La sangre… os la he dado para hacer expiación… por vuestras almas.
Levítico 17:11

Dos visiones maravillosas

Abramos el libro de Isaías en el capítulo 6. El joven profeta fue llevado, en una visión, a una escena celestial. El Señor se le aparece en un trono alto. En ese majestuoso templo los ángeles proclaman la santidad de Aquel que está sentado en el trono. Muy asustado, Isaías exclama: “¡Ay de mí! que soy muerto”. Del altar donde la víctima acababa de ser consumida, un serafín tomó un carbón encendido, tocó al profeta y le dijo: “Es quitada tu culpa, y limpio tu pecado”. ¡Qué maravillosa noticia! ¡Su pecado, que lo condenaba, fue expiado en el altar! ¿Quién es esa víctima que expía el pecado? El capítulo 53 de Isaías nos da la respuesta. Es Jesús mismo, el Hijo de Dios, “el Cordero de Dios, que quita el pecado del mundo” (Juan 1:29).
En el capítulo 5 de Apocalipsis hallamos otra escena celestial. Sobre un trono se halla un Cordero victorioso, pero está como inmolado, pues fue él quien expió el pecado. Ángeles se postran y recuerdan el sacrificio llevado a cabo en el Gólgota, y los creyentes cantan el nuevo cántico.

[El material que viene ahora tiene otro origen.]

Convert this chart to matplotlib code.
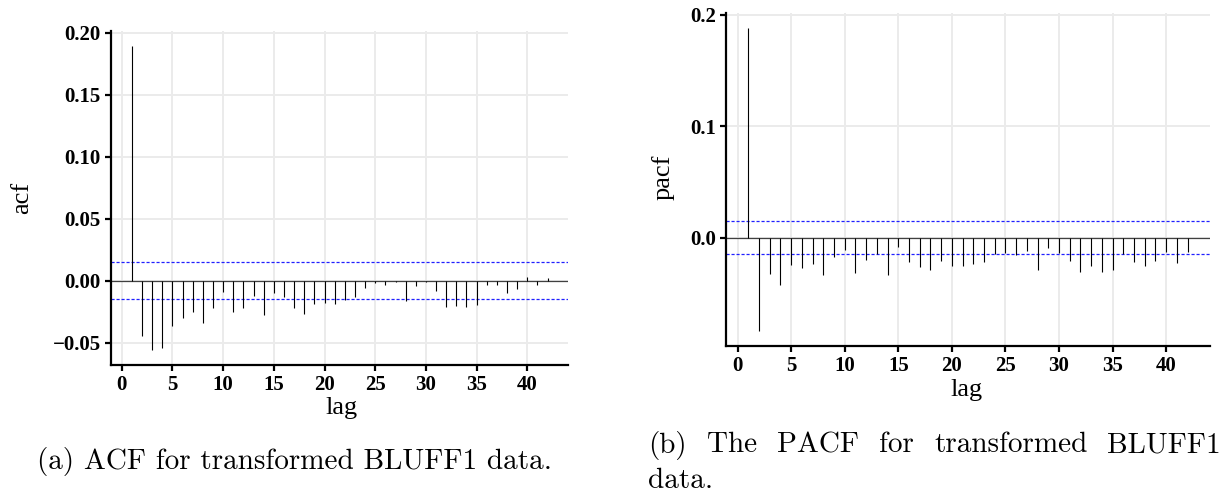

¿Quiénes son esos creyentes? Los que en la tierra reconocieron, al igual que Isaías: “¡Ay de mí! que soy muerto”, y a quienes Dios respondió: Reconoces que eres pecador y crees en el sacrificio expiatorio de Jesús, por lo tanto tu pecado es perdonado.
“De tal manera amó Dios al mundo, que ha dado a su Hijo unigénito, para que todo aquel que en él cree, no se pierda, mas tenga vida eterna” (Juan 3:16).